Other potential causes of back pain include osteoarthritis (a “wear-and-tear” condition), fractured vertebrae (the literal "broken back"), and “slipped” or herniated discs are all serious medical conditions that must be treated by a qualified physician.
Treating your Back Pain
No matter what you suspect to be the cause of your pain, the first step in treating it should be to see your doctor. Usually, most short-term back pain improves over time without medical treatment. A typical course of treatment for back pain, which may be accompanied by muscle spasm, could include the following:
- Bed rest for a day or two, though a long period of bed rest is not recommended
- Local application of either heat or cold, depending on the type of injury,
- A massage of the area, especially for a muscle spasm, and/or
- An OTC anti-inflammatory pain medication such as Advil (which contains ibuprofen) or a prescription anti-inflammatory drug and muscle relaxant.
Avoiding Back Pain
Fortunately, there are some things you can do to help or prevent your back pain. Here are a few tips:
Strong core muscles can help protect your back. Its important to practice proper posture and body mechanics (the way you position your body as you move through your daily activities). For example:
- Bend at your hips and knees instead of your waist.

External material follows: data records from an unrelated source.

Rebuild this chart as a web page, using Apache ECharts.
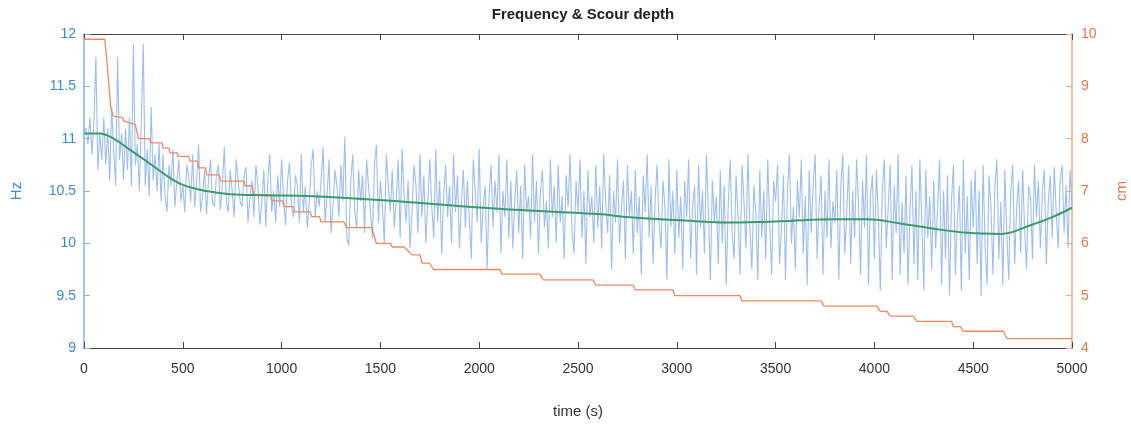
<!DOCTYPE html>
<html>
<head>
<meta charset="utf-8">
<script src="https://cdn.jsdelivr.net/npm/echarts@6/dist/echarts.min.js"></script>
<style>html,body{margin:0;padding:0;background:#fff;}#c{width:1131px;height:426px;}</style>
</head>
<body>
<div id="c"></div>
<script>
// ---- data ----
var xTicks = [0, 500, 1000, 1500, 2000, 2500, 3000, 3500, 4000, 4500, 5000];
var hzTicks = [9, 9.5, 10, 10.5, 11, 11.5, 12];
var cmTicks = [4, 5, 6, 7, 8, 9, 10];

// raw frequency samples (Hz), one every freqStep seconds starting at freqStart
var freqStart = 0;
var freqStep = 10;
var freqRaw = [
11.05,11.10,10.95,11.20,10.85,11.15,11.78,10.70,11.05,10.80,
11.20,10.75,11.10,10.60,11.30,10.90,10.55,11.78,10.80,11.05,
10.60,11.10,10.70,11.20,10.55,11.91,10.75,10.95,10.50,11.15,
11.91,10.55,10.90,10.45,11.30,10.60,10.85,10.50,10.95,10.40,
10.85,10.45,10.30,10.75,10.55,10.90,10.35,10.60,10.80,10.40,
10.55,10.30,10.75,10.65,10.40,10.85,10.35,10.60,10.94,10.30,
10.45,10.70,10.28,10.60,10.80,10.40,10.35,10.65,10.75,10.32,
10.55,10.92,10.40,10.30,10.70,10.50,10.25,10.80,10.60,10.40,
10.35,10.65,10.73,10.20,10.45,10.60,10.25,10.75,10.55,10.18,
10.40,10.70,10.16,10.60,10.85,10.30,10.50,10.20,10.65,10.35,
10.80,10.45,10.17,10.60,10.77,10.35,10.25,10.65,10.55,10.20,
10.85,10.30,10.55,10.15,10.40,10.75,10.90,10.25,10.50,10.35,
10.60,10.92,10.20,10.45,10.80,10.10,10.35,10.70,10.55,10.25,
10.75,10.40,11.02,10.05,9.98,10.60,10.85,10.30,10.15,10.70,
10.40,10.65,10.10,10.80,10.55,10.30,10.05,10.75,10.94,10.20,
10.60,10.35,10.00,10.85,10.55,10.30,10.70,10.15,10.40,10.80,
10.05,10.90,10.45,10.20,10.60,9.95,10.30,10.75,10.55,10.10,
10.85,10.25,10.65,10.00,10.40,10.80,10.35,10.05,10.90,10.20,
10.60,9.90,10.45,10.75,10.25,10.55,10.00,10.85,10.30,10.65,
9.95,10.40,10.70,10.15,10.60,10.25,9.85,10.80,10.50,10.20,
10.90,10.00,10.35,10.55,9.75,10.45,10.75,10.15,10.60,10.30,
10.85,9.90,10.50,10.25,10.80,10.05,10.60,9.95,10.40,10.70,
10.10,10.55,9.85,10.75,10.30,10.45,10.05,10.85,10.20,10.60,
9.90,10.50,10.70,10.15,10.40,9.95,10.80,10.25,10.55,10.00,
10.75,10.20,10.45,9.85,10.65,10.35,10.85,10.10,9.90,10.60,
10.30,10.80,10.05,10.50,9.80,10.70,10.25,10.45,10.00,10.75,
10.15,10.55,9.95,10.85,10.40,10.10,10.65,9.75,10.50,10.20,
10.80,10.00,10.35,10.60,9.85,10.75,10.25,10.50,9.90,10.70,
10.10,10.45,9.70,10.65,10.30,10.85,10.05,10.55,9.80,10.40,
10.75,10.20,9.95,10.60,10.35,9.65,10.80,10.15,10.50,9.90,
10.70,10.05,10.45,9.75,10.60,10.25,10.80,9.85,10.35,10.55,
9.70,10.75,10.15,10.50,9.90,10.85,10.30,9.65,10.60,10.20,
10.45,9.80,10.70,10.00,10.55,9.60,10.35,10.80,10.10,9.85,
10.65,10.25,9.70,10.75,10.40,9.95,10.85,10.15,9.75,10.55,
10.30,9.65,10.70,10.05,10.50,9.85,10.80,10.20,9.70,10.60,
10.40,10.75,9.80,10.15,10.65,9.65,10.50,10.85,10.00,10.35,
9.75,10.60,10.25,10.80,9.90,10.45,9.60,10.70,10.10,10.55,
10.85,9.85,10.35,10.65,9.70,10.50,10.05,10.80,9.95,10.40,
10.20,10.70,9.65,10.55,10.85,9.90,10.30,10.75,9.80,10.50,
10.05,10.80,10.35,9.70,10.60,10.15,10.85,9.60,10.45,10.65,
9.85,10.70,10.25,9.55,10.50,10.80,9.95,10.35,10.75,9.65,
10.55,10.10,10.85,9.70,10.40,9.90,10.65,9.60,10.30,10.75,
9.80,10.50,9.65,10.80,10.20,9.55,10.70,10.05,10.45,9.75,
10.60,9.95,10.35,10.80,9.60,10.50,9.85,10.65,9.50,10.40,
10.75,9.70,10.25,10.55,9.55,10.80,9.90,10.45,9.65,10.60,
10.15,10.70,9.80,10.50,9.50,10.75,10.00,9.60,10.65,10.35,
9.70,10.55,10.80,9.85,10.40,9.60,10.70,10.10,9.65,10.50,
10.75,9.80,10.35,10.60,9.90,10.70,10.15,9.75,10.55,10.45,
9.85,10.75,10.25,10.60,9.95,10.50,10.70,9.80,10.40,10.65,
10.05,10.73,10.30,9.95,10.60,10.75,10.10,10.55,9.95,10.70,
10.35
];

// smoothed frequency (Hz)
var smoothT  = [0, 80, 150, 235, 320, 400, 485, 570, 655, 740, 900, 1160, 1600, 2100, 2600, 2760, 3020, 3270, 3520, 3800, 3960, 4130, 4300, 4470, 4640, 4800, 4900, 5000];
var smoothHz = [11.05, 11.05, 11.0, 10.89, 10.78, 10.67, 10.57, 10.52, 10.49, 10.47, 10.46, 10.45, 10.40, 10.33, 10.28, 10.25, 10.22, 10.20, 10.21, 10.23, 10.23, 10.19, 10.14, 10.10, 10.09, 10.18, 10.25, 10.34];

// scour depth (cm) corner points of the stepped line
var scourT  = [0, 105, 118, 135, 148, 195, 200, 230, 260, 275, 330, 342, 395, 401, 430, 435, 470, 477, 530, 536, 575, 580, 615, 620, 685, 690, 810, 815, 852, 858, 945, 950, 1005, 1012, 1060, 1065, 1145, 1152, 1192, 1200, 1315, 1330, 1455, 1480, 1550, 1560, 1620, 1660, 1700, 1711, 1750, 1768, 2105, 2115, 2308, 2325, 2576, 2590, 2780, 2790, 2980, 2990, 3320, 3330, 3730, 3745, 4013, 4030, 4064, 4080, 4197, 4215, 4390, 4400, 4435, 4450, 4653, 4670, 5000];
var scourCm = [9.9, 9.9, 9.4, 8.6, 8.43, 8.4, 8.34, 8.3, 8.27, 8.0, 8.0, 7.92, 7.92, 7.82, 7.82, 7.73, 7.73, 7.66, 7.66, 7.57, 7.57, 7.44, 7.44, 7.31, 7.31, 7.19, 7.19, 7.1, 7.1, 6.93, 6.93, 6.81, 6.81, 6.7, 6.7, 6.6, 6.6, 6.51, 6.51, 6.41, 6.41, 6.3, 6.3, 6.0, 6.0, 5.93, 5.93, 5.78, 5.78, 5.62, 5.62, 5.5, 5.5, 5.41, 5.41, 5.3, 5.3, 5.2, 5.2, 5.11, 5.11, 5.0, 5.0, 4.9, 4.9, 4.8, 4.8, 4.7, 4.7, 4.61, 4.61, 4.51, 4.51, 4.41, 4.41, 4.32, 4.32, 4.18, 4.18];

// ---- build chart ----
function pairs(xs, ys) { return xs.map(function (x, i) { return [x, ys[i]]; }); }
var freqData = freqRaw.map(function (v, i) { return [freqStart + i * freqStep, v]; });

var FONT = "'Liberation Sans', Arial, Helvetica, sans-serif";
var BLUE_TXT = '#3f8ac6', BLUE_LINE = '#86b4da';
var ORG_TXT = '#e07a4e', ORG_LINE = '#f0a88c';
var DARK = '#333333';

var chart = echarts.init(document.getElementById('c'), null, { renderer: 'canvas' });
chart.setOption({
  animation: false,
  backgroundColor: '#ffffff',
  title: {
    text: 'Frequency & Scour depth',
    left: 578, top: 2, textAlign: 'center',
    textStyle: { fontFamily: FONT, fontSize: 15, fontWeight: 'bold', color: '#222' }
  },
  grid: { left: 84, right: 59, top: 34, bottom: 78, containLabel: false, outerBoundsMode: 'none' },
  xAxis: [{
    type: 'value', min: xTicks[0], max: xTicks[xTicks.length - 1], interval: 500,
    position: 'bottom',
    name: 'time (s)', nameLocation: 'middle', nameGap: 56,
    nameTextStyle: { fontFamily: FONT, fontSize: 15, color: DARK },
    axisLine: { show: true, onZero: false, lineStyle: { color: '#444', width: 1 } },
    axisTick: { show: true, inside: true, length: 6, lineStyle: { color: '#444' } },
    axisLabel: { fontFamily: FONT, fontSize: 14, color: DARK, margin: 14, formatter: function (v) { return String(v); } },
    splitLine: { show: false }
  }, {
    type: 'value', min: xTicks[0], max: xTicks[xTicks.length - 1], interval: 500,
    position: 'top',
    axisLine: { show: true, onZero: false, lineStyle: { color: '#444', width: 1 } },
    axisTick: { show: true, inside: true, length: 6, lineStyle: { color: '#444' } },
    axisLabel: { show: false },
    splitLine: { show: false }
  }],
  yAxis: [{
    type: 'value', min: hzTicks[0], max: hzTicks[hzTicks.length - 1], interval: 0.5,
    position: 'left',
    name: 'Hz', nameLocation: 'middle', nameGap: 60, nameRotate: 90,
    nameTextStyle: { fontFamily: FONT, fontSize: 15, color: BLUE_TXT },
    axisLine: { show: true, onZero: false, lineStyle: { color: BLUE_LINE, width: 1.5 } },
    axisTick: { show: true, inside: true, length: 6, lineStyle: { color: BLUE_LINE } },
    axisLabel: { fontFamily: FONT, fontSize: 14, color: BLUE_TXT, margin: 8 },
    splitLine: { show: false }
  }, {
    type: 'value', min: cmTicks[0], max: cmTicks[cmTicks.length - 1], interval: 1,
    position: 'right',
    name: 'cm', nameLocation: 'middle', nameGap: 42, nameRotate: 90,
    nameTextStyle: { fontFamily: FONT, fontSize: 15, color: ORG_TXT },
    axisLine: { show: true, onZero: false, lineStyle: { color: ORG_LINE, width: 1.5 } },
    axisTick: { show: true, inside: true, length: 6, lineStyle: { color: ORG_LINE } },
    axisLabel: { fontFamily: FONT, fontSize: 14, color: ORG_TXT, margin: 9 },
    splitLine: { show: false }
  }],
  series: [{
    name: 'raw', type: 'line', xAxisIndex: 0, yAxisIndex: 0,
    data: freqData, showSymbol: false, symbol: 'none',
    lineStyle: { color: '#8db4ea', width: 1.1, opacity: 0.85 },
    silent: true, z: 1
  }, {
    name: 'scour', type: 'line', xAxisIndex: 0, yAxisIndex: 1,
    data: pairs(scourT, scourCm), showSymbol: false, symbol: 'none',
    lineStyle: { color: '#e88a66', width: 1.3 },
    silent: true, z: 2
  }, {
    name: 'smooth', type: 'line', xAxisIndex: 0, yAxisIndex: 0,
    data: pairs(smoothT, smoothHz), showSymbol: false, symbol: 'none', smooth: 0.4,
    lineStyle: { color: '#3c9a66', width: 2 },
    silent: true, z: 3
  }]
});
</script>
</body>
</html>
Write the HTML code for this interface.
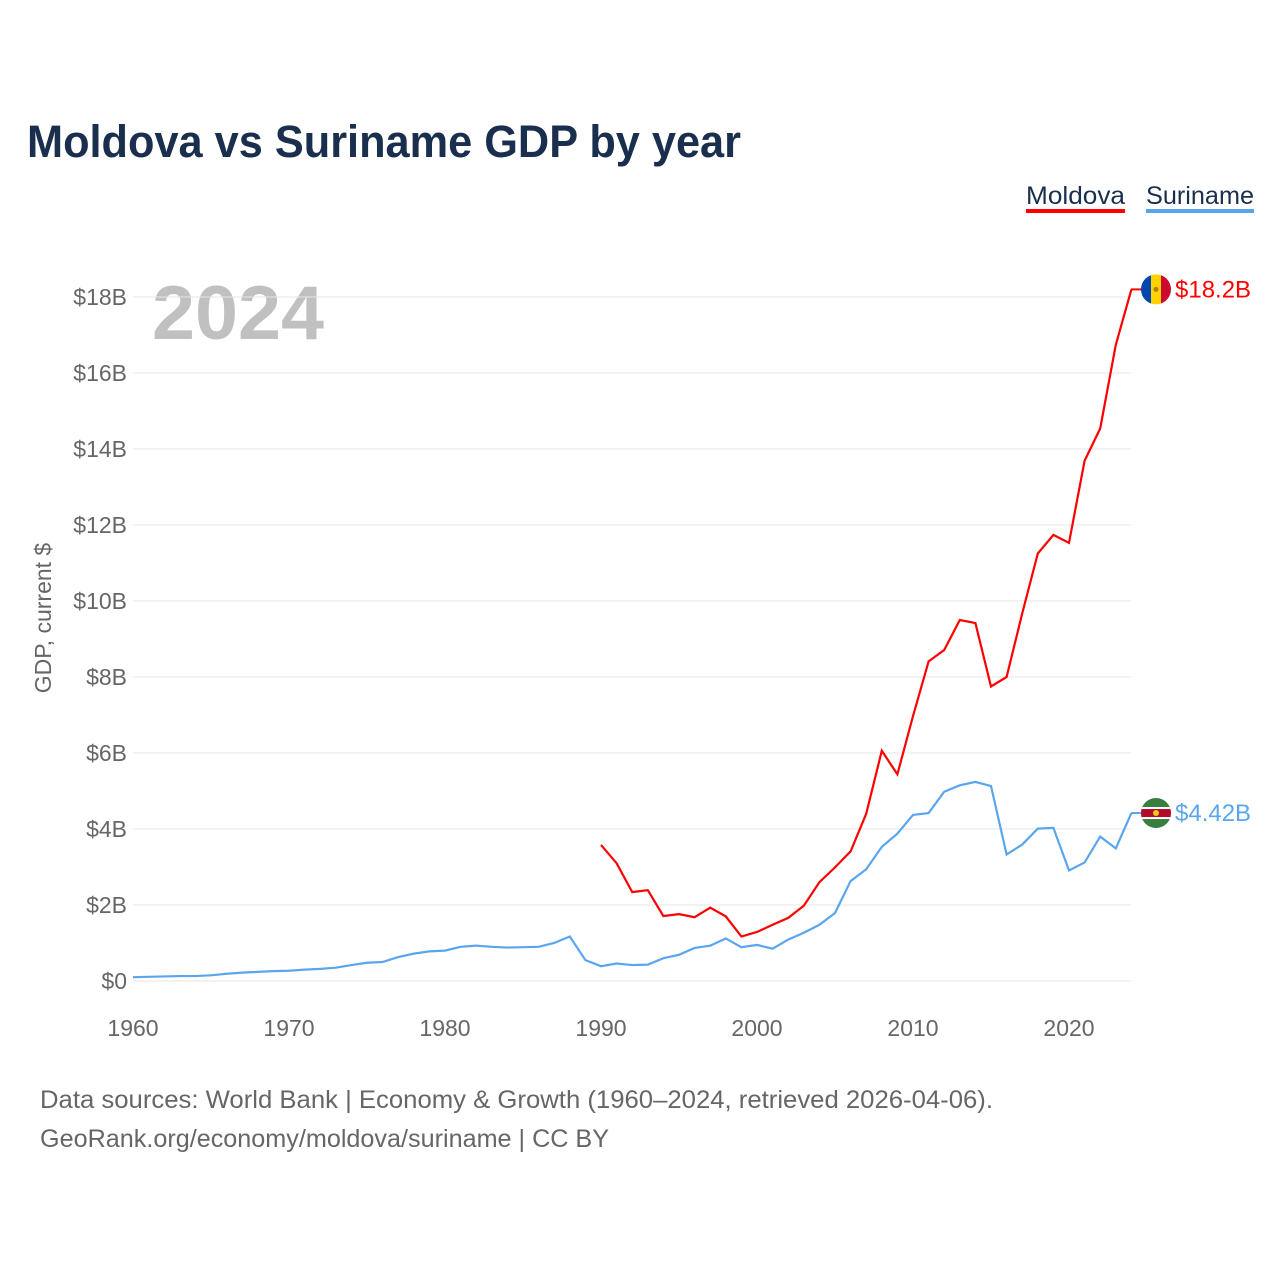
<!DOCTYPE html>
<html><head><meta charset="utf-8">
<style>
body{margin:0;background:#fff;font-family:"Liberation Sans",sans-serif;}
#wrap{position:relative;width:1280px;height:1280px;overflow:hidden;}
</style></head>
<body>
<div id="wrap">
<svg id="chart" width="1280" height="1280">
<defs>
<clipPath id="cm"><circle cx="1156" cy="289" r="15"/></clipPath>
<clipPath id="cs"><circle cx="1156" cy="813" r="15"/></clipPath>
</defs>
<text x="27" y="157" font-size="45" font-weight="bold" fill="#1a2e4d" textLength="714" lengthAdjust="spacingAndGlyphs">Moldova vs Suriname GDP by year</text>
<g><text x="1026" y="204" font-size="25" fill="#1a2e4d" textLength="99" lengthAdjust="spacingAndGlyphs">Moldova</text><rect x="1026" y="209" width="99" height="4" fill="#ff0000"/></g>
<g><text x="1146" y="204" font-size="25" fill="#1a2e4d" textLength="108" lengthAdjust="spacingAndGlyphs">Suriname</text><rect x="1146" y="209" width="108" height="4" fill="#5aa6ee"/></g>
<text x="152" y="339" font-size="76" font-weight="bold" fill="#c0c0c0" textLength="172" lengthAdjust="spacingAndGlyphs">2024</text>
<text transform="translate(51,618) rotate(-90)" text-anchor="middle" font-size="23" fill="#666">GDP, current $</text>
<g id="grid"></g><g id="xt"></g><g id="lines"></g>
<text x="40" y="1108" font-size="25" fill="#666" textLength="953" lengthAdjust="spacingAndGlyphs">Data sources: World Bank | Economy &amp; Growth (1960–2024, retrieved 2026-04-06).</text>
<text x="40" y="1147" font-size="25" fill="#666" textLength="569" lengthAdjust="spacingAndGlyphs">GeoRank.org/economy/moldova/suriname | CC BY</text>
</svg>
</div>
<script>
const yTicks=[0,2,4,6,8,10,12,14,16,18];
const xTicks=[1960,1970,1980,1990,2000,2010,2020];
const moldovaYears=[1990,1991,1992,1993,1994,1995,1996,1997,1998,1999,2000,2001,2002,2003,2004,2005,2006,2007,2008,2009,2010,2011,2012,2013,2014,2015,2016,2017,2018,2019,2020,2021,2022,2023,2024];
const moldovaValues=[3.58,3.1,2.34,2.39,1.71,1.76,1.68,1.93,1.70,1.17,1.29,1.48,1.66,1.98,2.60,2.99,3.41,4.40,6.06,5.44,6.97,8.41,8.71,9.50,9.42,7.75,8.00,9.67,11.25,11.74,11.53,13.69,14.54,16.74,18.2];
const surinameStart=1960;
const surinameValues=[0.10,0.11,0.12,0.13,0.13,0.15,0.19,0.22,0.24,0.26,0.27,0.30,0.32,0.35,0.42,0.48,0.50,0.63,0.72,0.78,0.80,0.90,0.93,0.90,0.88,0.89,0.90,1.0,1.17,0.55,0.39,0.46,0.42,0.43,0.6,0.69,0.87,0.93,1.12,0.89,0.95,0.85,1.09,1.27,1.48,1.79,2.63,2.94,3.53,3.88,4.37,4.42,4.98,5.15,5.24,5.13,3.33,3.59,4.01,4.03,2.91,3.12,3.8,3.49,4.42];
const X=y=>133+(y-1960)*15.6, Y=v=>981-v*38;
const NS="http://www.w3.org/2000/svg";
function mk(t,a,p){const e=document.createElementNS(NS,t);for(const k in a)e.setAttribute(k,a[k]);p.appendChild(e);return e;}
const grid=document.getElementById('grid');
yTicks.forEach(v=>{
 const l=mk('line',{x1:133,x2:1131,y1:Y(v),y2:Y(v),stroke:'#e6e6e6','stroke-width':1},grid);
 
 
 const t=mk('text',{x:127,y:Y(v)+8,'text-anchor':'end','font-size':23,fill:'#666'},grid);
 t.textContent='$'+v+(v?'B':'');
 
 
});
const xt=document.getElementById('xt');
xTicks.forEach(v=>{
 const t=mk('text',{x:X(v),y:1036,'text-anchor':'middle','font-size':23,fill:'#666'},xt);
 t.textContent=v;
 
 
});
const lines=document.getElementById('lines');
const sp=mk('polyline',{fill:'none',stroke:'#5aa6ee','stroke-width':2.2,points:surinameValues.map((v,i)=>X(surinameStart+i)+','+Y(v)).join(' ')},lines);


const mp=mk('polyline',{fill:'none',stroke:'#ff0000','stroke-width':2.2,points:moldovaValues.map((v,i)=>X(moldovaYears[i])+','+Y(v)).join(' ')},lines);


function endLabel(val,col,name,clip,flag){
 const y=Y(val),g=mk('g',{},lines);
 
 
 mk('line',{x1:1131,x2:1142,y1:y,y2:y,stroke:col,'stroke-width':2},g);
 const f=mk('g',{'clip-path':'url(#'+clip+')'},g);
 
 
 document.querySelector('#'+clip+' circle').setAttribute('cy',y);
 flag(f,y);
 const t=mk('text',{x:1175,y:y+8,'font-size':24,fill:col},g);
 t.textContent='$'+val+'B';
}
endLabel(moldovaValues[moldovaValues.length-1],'#ff0000','moldova-end-label','cm',(g,y)=>{
 mk('rect',{x:1141,y:y-15,width:10,height:30,fill:'#0046ae'},g);
 mk('rect',{x:1151,y:y-15,width:10,height:30,fill:'#ffd200'},g);
 mk('rect',{x:1161,y:y-15,width:10,height:30,fill:'#cc092f'},g);
 mk('circle',{cx:1156,cy:y,r:2.5,fill:'#b07e00'},g);
});
endLabel(surinameValues[surinameValues.length-1],'#5aa6ee','suriname-end-label','cs',(g,y)=>{
 mk('rect',{x:1141,y:y-15,width:30,height:30,fill:'#377e3f'},g);
 mk('rect',{x:1141,y:y-6,width:30,height:12,fill:'#fff'},g);
 mk('rect',{x:1141,y:y-4,width:30,height:8,fill:'#b40a2d'},g);
 mk('circle',{cx:1156,cy:y,r:3,fill:'#ecc81d'},g);
});
</script>
</body></html>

- Stand with your feet spread about 30 cm (12 in.) apart to create a stable foundation for your body.
- Make sure your neck, back, pelvis, and feet are aligned when you turn or move.
- Avoid body movements that twist or strain your back.
- Exercise, but make sure you do it properly. Regular low-impact aerobic activities will increase strength and endurance and help your muscles function better. Abdominal and back exercises will strengthen your core muscles so they can better support and protect your back.
- Maintain a healthy weight to avoid putting extra strain on your back muscles.
- If you have to lift a heavy object, keep your back straight, bend only at the knees, and hold the object close to your body.